The announcement of Osama bin Laden death has pushed the dollar higher, reversing recent weakness, and caused commodities priced in that currency including gold, silver and oil to fall.
Whether any of these hold long term remains to be seen but the historic event instantly created losers as well as winners across global markets. Oil and gold prices fell by as much as two per cent on news of bin Laden’s death and silver slumped by 10 per cent, its steepest fall since late 2008. Brent crude fell by 98 cents to $124.91 a barrel, more than $2 below last month’s 32-month high of $127.

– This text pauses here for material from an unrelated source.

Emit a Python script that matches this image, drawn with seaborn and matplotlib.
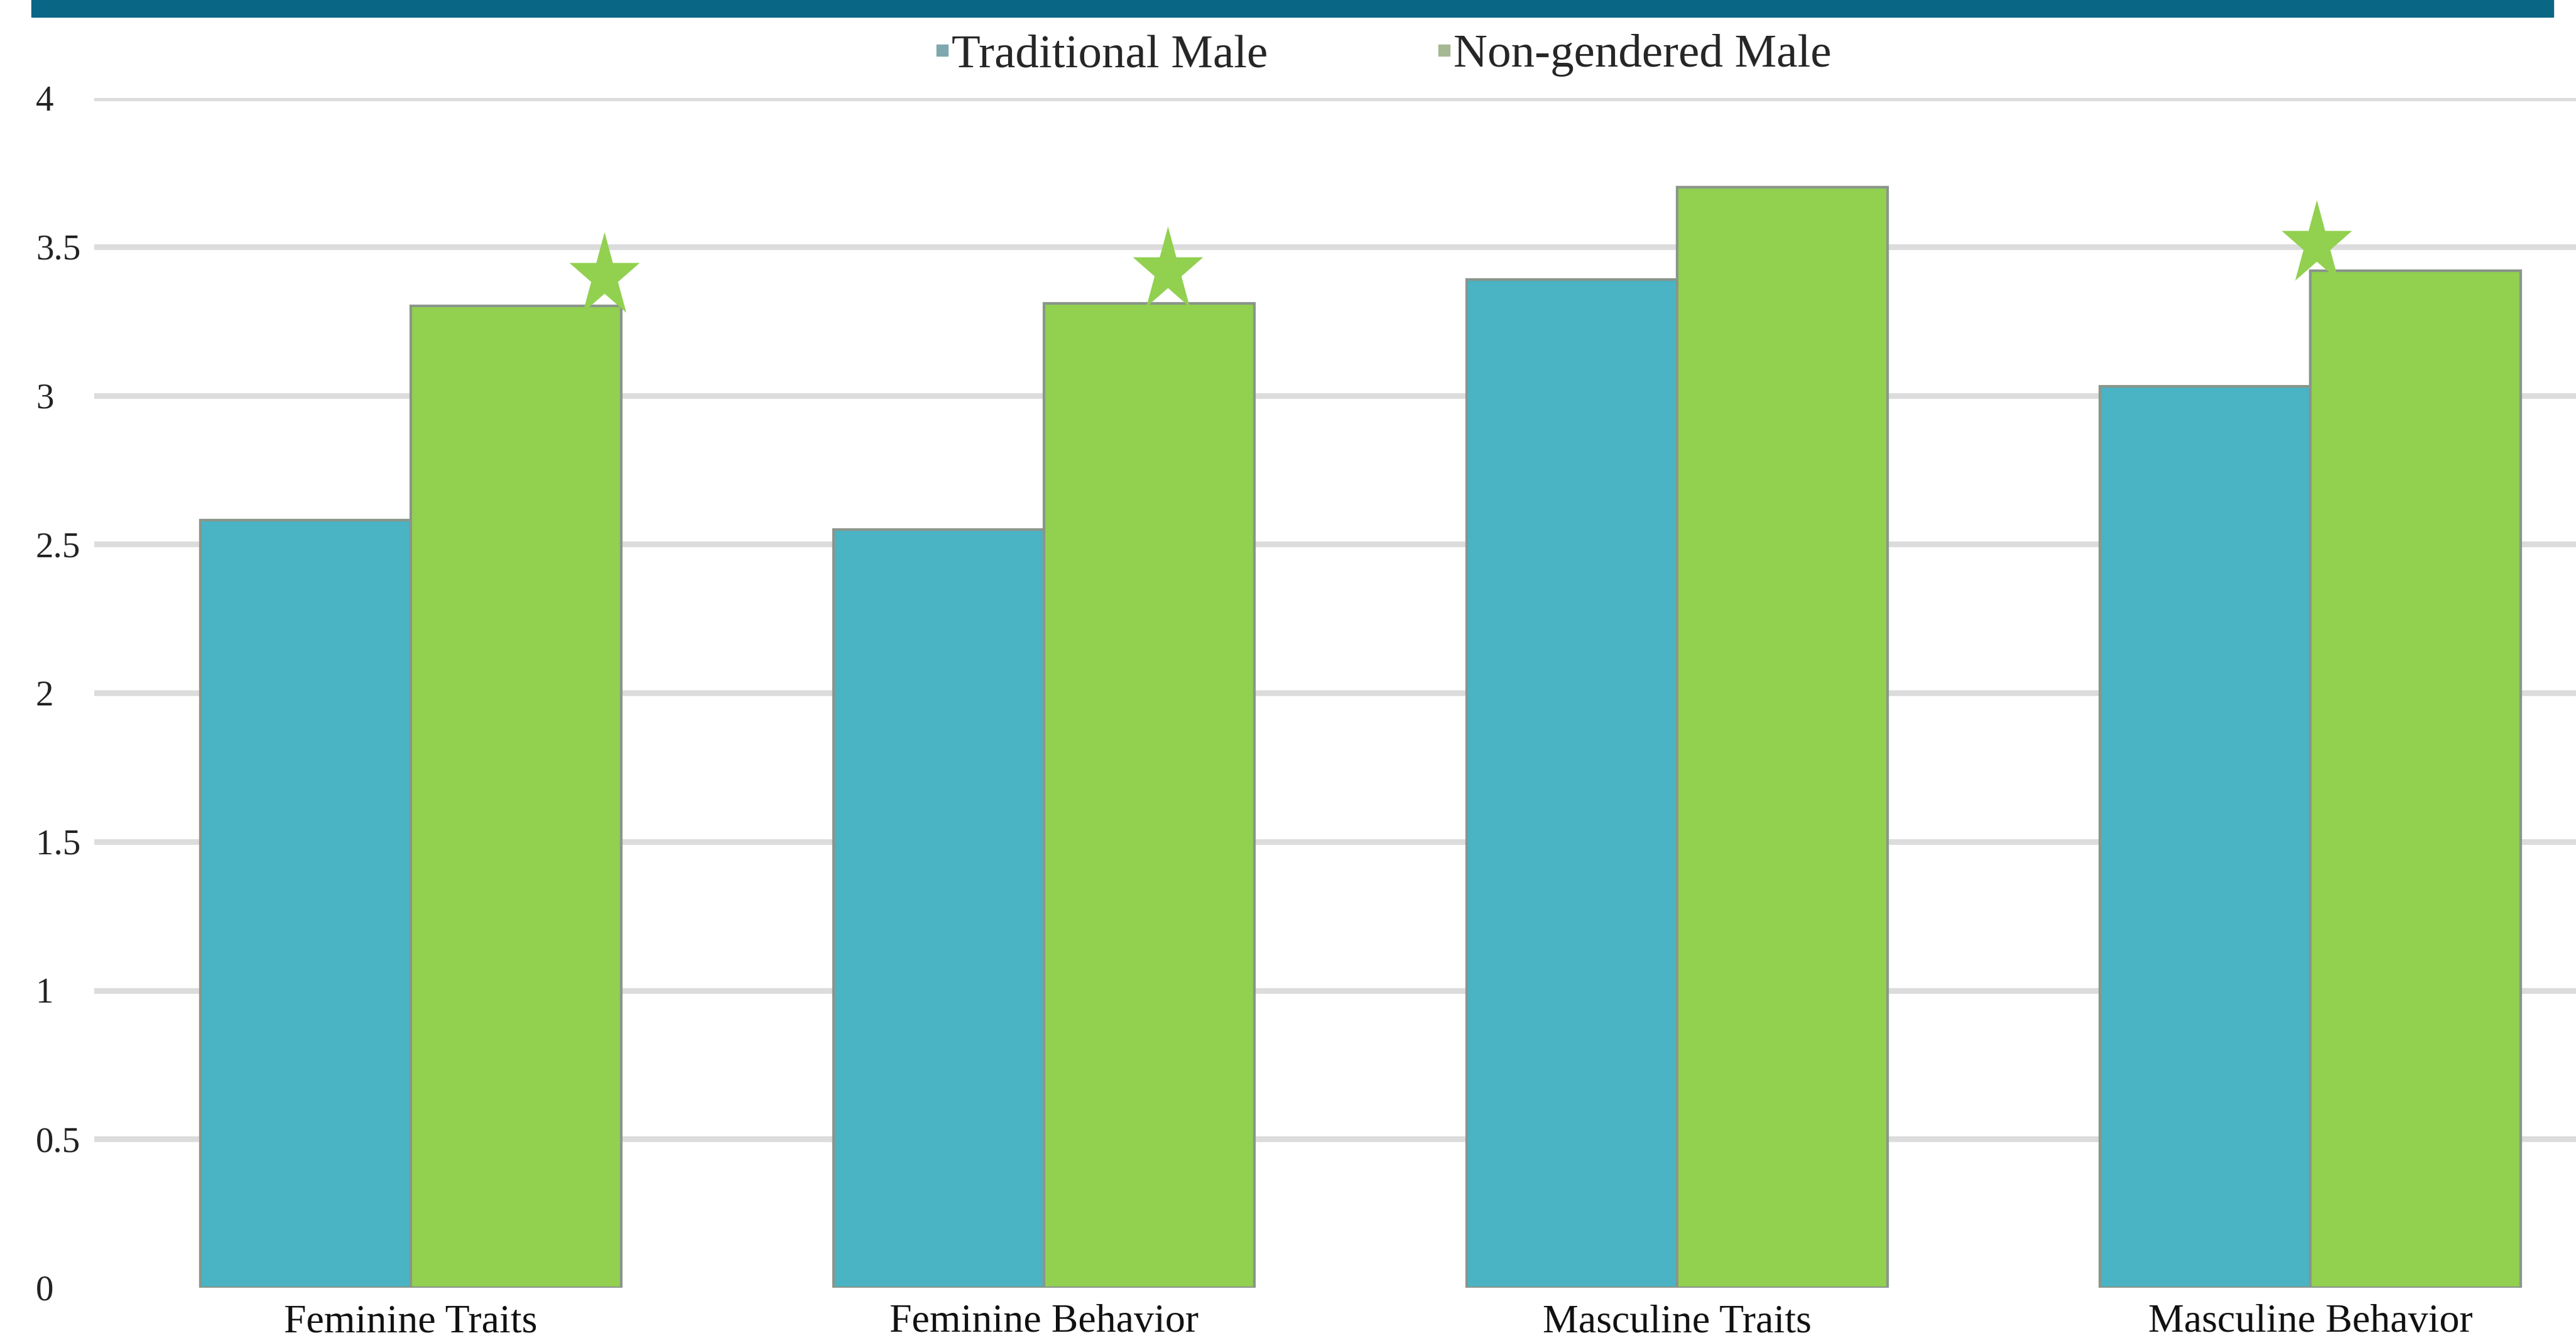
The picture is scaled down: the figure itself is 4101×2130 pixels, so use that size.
import numpy as np
import pandas as pd
import matplotlib
matplotlib.use("Agg")
import matplotlib.pyplot as plt
import seaborn as sns
from matplotlib.lines import Line2D
from matplotlib.patches import Rectangle

# ---------------- data ----------------
categories = ["Feminine Traits", "Feminine Behavior", "Masculine Traits", "Masculine Behavior"]
series_names = ["Traditional Male", "Non-gendered Male"]
traditional = [2.58, 2.55, 3.39, 3.03]
non_gendered = [3.30, 3.31, 3.70, 3.42]
significant = [True, True, False, True]
y_ticks = [0, 0.5, 1, 1.5, 2, 2.5, 3, 3.5, 4]
y_tick_labels = ["0", "0.5", "1", "1.5", "2", "2.5", "3", "3.5", "4"]

# ---------------- style ----------------
BLUE = "#4AB3C4"
GREEN = "#92D050"
EDGE = "#8A968A"
GRID = "#DCDCDC"
BAR_TEAL = "#0A6685"
LEG_BLUE = "#7FA8AE"
LEG_GREEN = "#A6B893"
star_frac = [0.92, 0.59, 0.5, 0.03]   # horizontal placement along green bar
star_dy = [0.10, 0.11, 0.10, 0.087]    # vertical offset above green bar

W, H, DPI = 4101, 2130, 100

df = pd.DataFrame({
    "Category": categories * 2,
    "Group": [series_names[0]] * len(categories) + [series_names[1]] * len(categories),
    "Score": traditional + non_gendered,
})

sns.set_theme(style="white")
plt.rcParams["font.family"] = ["Liberation Serif", "DejaVu Serif"]

fig = plt.figure(figsize=(W / DPI, H / DPI), dpi=DPI)
ax_left, ax_right = 150, 4182
ax_top, ax_bottom = 156, 2050
ax = fig.add_axes([ax_left / W, (H - ax_bottom) / H, (ax_right - ax_left) / W, (ax_bottom - ax_top) / H])

sns.barplot(data=df, x="Category", y="Score", hue="Group", order=categories,
            hue_order=series_names, palette=[BLUE, GREEN], width=0.664, gap=0,
            saturation=1, edgecolor=EDGE, linewidth=3, errorbar=None,
            legend=False, ax=ax, zorder=3)

ax.set_xlim(-0.5, 3.5)
ax.set_ylim(0, 4)
ax.set_yticks(y_ticks)
ax.set_yticklabels(y_tick_labels)
ax.set_xlabel("")
ax.set_ylabel("")
for s in ax.spines.values():
    s.set_visible(False)
ax.yaxis.grid(True, color=GRID, linewidth=6.5, zorder=0)
ax.xaxis.grid(False)
ax.set_axisbelow(True)
ax.get_ygridlines()[0].set_visible(False)

ax.tick_params(axis="y", length=0, pad=67, labelsize=41, labelcolor="#222222")
for lab in ax.get_yticklabels():
    lab.set_horizontalalignment("left")
ax.tick_params(axis="x", length=0, pad=19, labelsize=46, labelcolor="#111111")

# significance stars
angles = np.deg2rad(90 + np.arange(10) * 36)
radii = np.where(np.arange(10) % 2 == 0, 1.0, 0.382)
star_verts = np.column_stack([0.83 * radii * np.cos(angles), radii * np.sin(angles)])
green_bars = ax.containers[1]
for i, flag in enumerate(significant):
    if not flag:
        continue
    bar = green_bars[i]
    sx = bar.get_x() + bar.get_width() * star_frac[i]
    sy = bar.get_height() + star_dy[i]
    ax.plot([sx], [sy], marker=star_verts, markersize=102, color=GREEN,
            markeredgewidth=0, linestyle="none", zorder=5, clip_on=False)

# header band
fig.patches.append(Rectangle((50 / W, (H - 27) / H), (4065 - 50) / W, 27 / H,
                             transform=fig.transFigure, color=BAR_TEAL, zorder=10))

# legend
handles = [Line2D([], [], marker="s", linestyle="none", color=LEG_BLUE, markersize=13),
           Line2D([], [], marker="s", linestyle="none", color=LEG_GREEN, markersize=13)]
fig.legend(handles, series_names, loc="center", bbox_to_anchor=(0.537, 1 - 88 / H),
           ncol=2, frameon=False, fontsize=54, handlelength=0.3, handletextpad=0.05,
           columnspacing=3.6)

fig.savefig("out.png", dpi=DPI)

Oil was already down before the news about Bin Laden, after NATO air strikes over the weekend killed one of Libyan leader Muammar Gaddafi’s sons and after industry sources said that Saudi Arabia raised output in April. Spot gold prices fell by more than $5 to $1,540 an ounce immediately after the reports of bin Laden’s death, having earlier touched an all-time high of $1,576. Spot silver stood at $44.64 an ounce, down 6.6 per cent and some analysts predict further falls.
The price changes will be reflected in valuations of unit and investment trusts when trading on London Exchange recommences today and recently popular commodity funds, which saw massive inflows last year, will be the biggest losers.
The Oil markets are likely to be the most volatile given their higher sensitivity to the tug of war between lower risk overall and the possibility of isolated disturbances in some parts of the Middle East and central Asia.